==== Supplied information ====

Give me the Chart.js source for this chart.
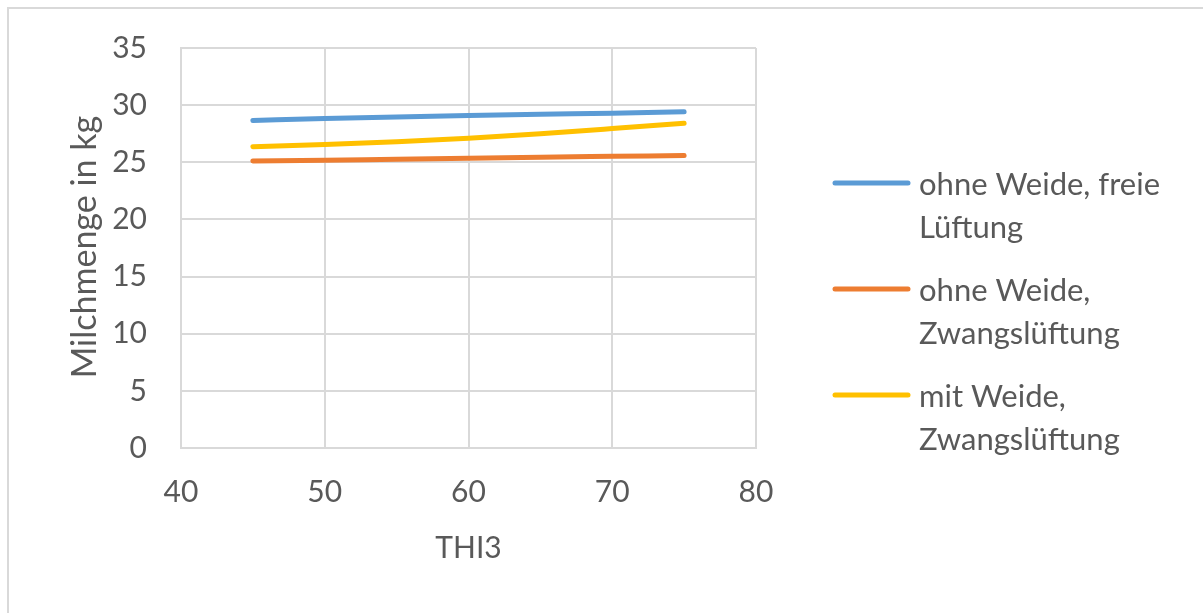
<!DOCTYPE html>
<html>
<head>
<meta charset="utf-8">
<script src="https://cdn.jsdelivr.net/npm/chart.js@4"></script>
<style>
  html, body { margin: 0; padding: 0; background: #fff; }
  #wrap { position: relative; width: 1203px; height: 613px; }
  #frame { position: absolute; left: 7px; top: 7px; width: 1196px; height: 606px;
           border-top: 2px solid #d9d9d9; border-left: 2px solid #d9d9d9; box-sizing: border-box; }
  canvas { position: absolute; left: 0; top: 0; }
</style>
</head>
<body>
<div id="wrap">
  <div id="frame"></div>
  <canvas id="c" width="1203" height="613"></canvas>
</div>
<script>
const thiValues = [45, 50, 55, 60, 65, 70, 75];
const seriesNames = [
  ["ohne Weide, freie", "Lüftung"],
  ["ohne Weide,", "Zwangslüftung"],
  ["mit Weide,", "Zwangslüftung"]
];
const ohneWeideFrei = [28.65, 28.83, 28.96, 29.09, 29.2, 29.3, 29.42];
const ohneWeideZwang = [25.11, 25.18, 25.27, 25.35, 25.44, 25.52, 25.6];
const mitWeideZwang = [26.37, 26.55, 26.8, 27.1, 27.5, 27.95, 28.42];
const xTicks = [40, 50, 60, 70, 80];
const yTicks = [0, 5, 10, 15, 20, 25, 30, 35];
const xTitle = "THI3";
const yTitle = "Milchmenge in kg";
const colors = ["#5B9BD5", "#ED7D31", "#FFC000"];

const FONT = "Lato, 'Open Sans', sans-serif";
const TXT = "#595959";

function pts(arr) { return thiValues.map((x, i) => ({ x: x, y: arr[i] })); }

const allSeries = [ohneWeideFrei, ohneWeideZwang, mitWeideZwang];
const datasets = allSeries.map((s, i) => ({
  label: seriesNames[i].join(" "),
  data: pts(s),
  borderColor: colors[i],
  backgroundColor: colors[i],
  borderWidth: 5,
  borderCapStyle: "round",
  pointRadius: 0,
  tension: 0.4,
  cubicInterpolationMode: "monotone",
  fill: false
}));

const decorPlugin = {
  id: "decor",
  afterDraw(chart) {
    const ctx = chart.ctx;
    ctx.save();
    // y axis title
    ctx.font = "34px " + FONT;
    ctx.fillStyle = TXT;
    ctx.textAlign = "center";
    ctx.textBaseline = "middle";
    ctx.translate(85, 247);
    ctx.rotate(-Math.PI / 2);
    ctx.fillText(yTitle, 0, 0);
    ctx.restore();

    ctx.save();
    const baseY = [185, 291, 397];
    const lineH = 42.5;
    ctx.font = "31px " + FONT;
    ctx.fillStyle = TXT;
    ctx.textBaseline = "middle";
    ctx.textAlign = "left";
    chart.data.datasets.forEach((ds, i) => {
      const y = baseY[i];
      ctx.strokeStyle = ds.borderColor;
      ctx.lineWidth = 5;
      ctx.lineCap = "round";
      ctx.beginPath();
      ctx.moveTo(835, y - 2);
      ctx.lineTo(908, y - 2);
      ctx.stroke();
      seriesNames[i].forEach((t, k) => {
        ctx.fillText(t, 919, y + k * lineH);
      });
    });
    ctx.restore();
  }
};

new Chart(document.getElementById("c"), {
  type: "line",
  data: { datasets: datasets },
  options: {
    responsive: false,
    animation: false,
    layout: { padding: { left: 0, top: 48, right: 447, bottom: 0 } },
    plugins: { legend: { display: false }, tooltip: { enabled: false } },
    scales: {
      x: {
        type: "linear",
        min: 40, max: 80,
        afterBuildTicks(scale) { scale.ticks = xTicks.map(v => ({ value: v })); },
        afterFit(scale) { scale.height = 165; },
        grid: { color: "#d9d9d9", lineWidth: 2, drawTicks: false },
        border: { color: "#d9d9d9", width: 2 },
        ticks: { color: TXT, font: { family: FONT, size: 30 }, padding: 26, maxRotation: 0 },
        title: { display: true, text: xTitle, color: TXT, font: { family: FONT, size: 30 }, padding: { top: 0, bottom: 47 } }
      },
      y: {
        type: "linear",
        min: 0, max: 35,
        afterBuildTicks(scale) { scale.ticks = yTicks.map(v => ({ value: v })); },
        afterFit(scale) { scale.width = 181; scale.paddingTop = 0; scale.paddingBottom = 0; },
        grid: { color: "#d9d9d9", lineWidth: 2, drawTicks: false },
        border: { color: "#d9d9d9", width: 2 },
        ticks: { color: TXT, font: { family: FONT, size: 30, lineHeight: 1 }, padding: 34 },
        title: { display: false }
      }
    }
  },
  plugins: [decorPlugin]
});
</script>
</body>
</html>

====

- _Aim_: Leave out the pictures and repeat exactly the lines from the start of the material through the line that contains "return thiValues.map((x, i)", both included.

- _Output for this task_:
Give me the Chart.js source for this chart.
<!DOCTYPE html>
<html>
<head>
<meta charset="utf-8">
<script src="https://cdn.jsdelivr.net/npm/chart.js@4"></script>
<style>
  html, body { margin: 0; padding: 0; background: #fff; }
  #wrap { position: relative; width: 1203px; height: 613px; }
  #frame { position: absolute; left: 7px; top: 7px; width: 1196px; height: 606px;
           border-top: 2px solid #d9d9d9; border-left: 2px solid #d9d9d9; box-sizing: border-box; }
  canvas { position: absolute; left: 0; top: 0; }
</style>
</head>
<body>
<div id="wrap">
  <div id="frame"></div>
  <canvas id="c" width="1203" height="613"></canvas>
</div>
<script>
const thiValues = [45, 50, 55, 60, 65, 70, 75];
const seriesNames = [
  ["ohne Weide, freie", "Lüftung"],
  ["ohne Weide,", "Zwangslüftung"],
  ["mit Weide,", "Zwangslüftung"]
];
const ohneWeideFrei = [28.65, 28.83, 28.96, 29.09, 29.2, 29.3, 29.42];
const ohneWeideZwang = [25.11, 25.18, 25.27, 25.35, 25.44, 25.52, 25.6];
const mitWeideZwang = [26.37, 26.55, 26.8, 27.1, 27.5, 27.95, 28.42];
const xTicks = [40, 50, 60, 70, 80];
const yTicks = [0, 5, 10, 15, 20, 25, 30, 35];
const xTitle = "THI3";
const yTitle = "Milchmenge in kg";
const colors = ["#5B9BD5", "#ED7D31", "#FFC000"];

const FONT = "Lato, 'Open Sans', sans-serif";
const TXT = "#595959";

function pts(arr) { return thiValues.map((x, i) => ({ x: x, y: arr[i] })); }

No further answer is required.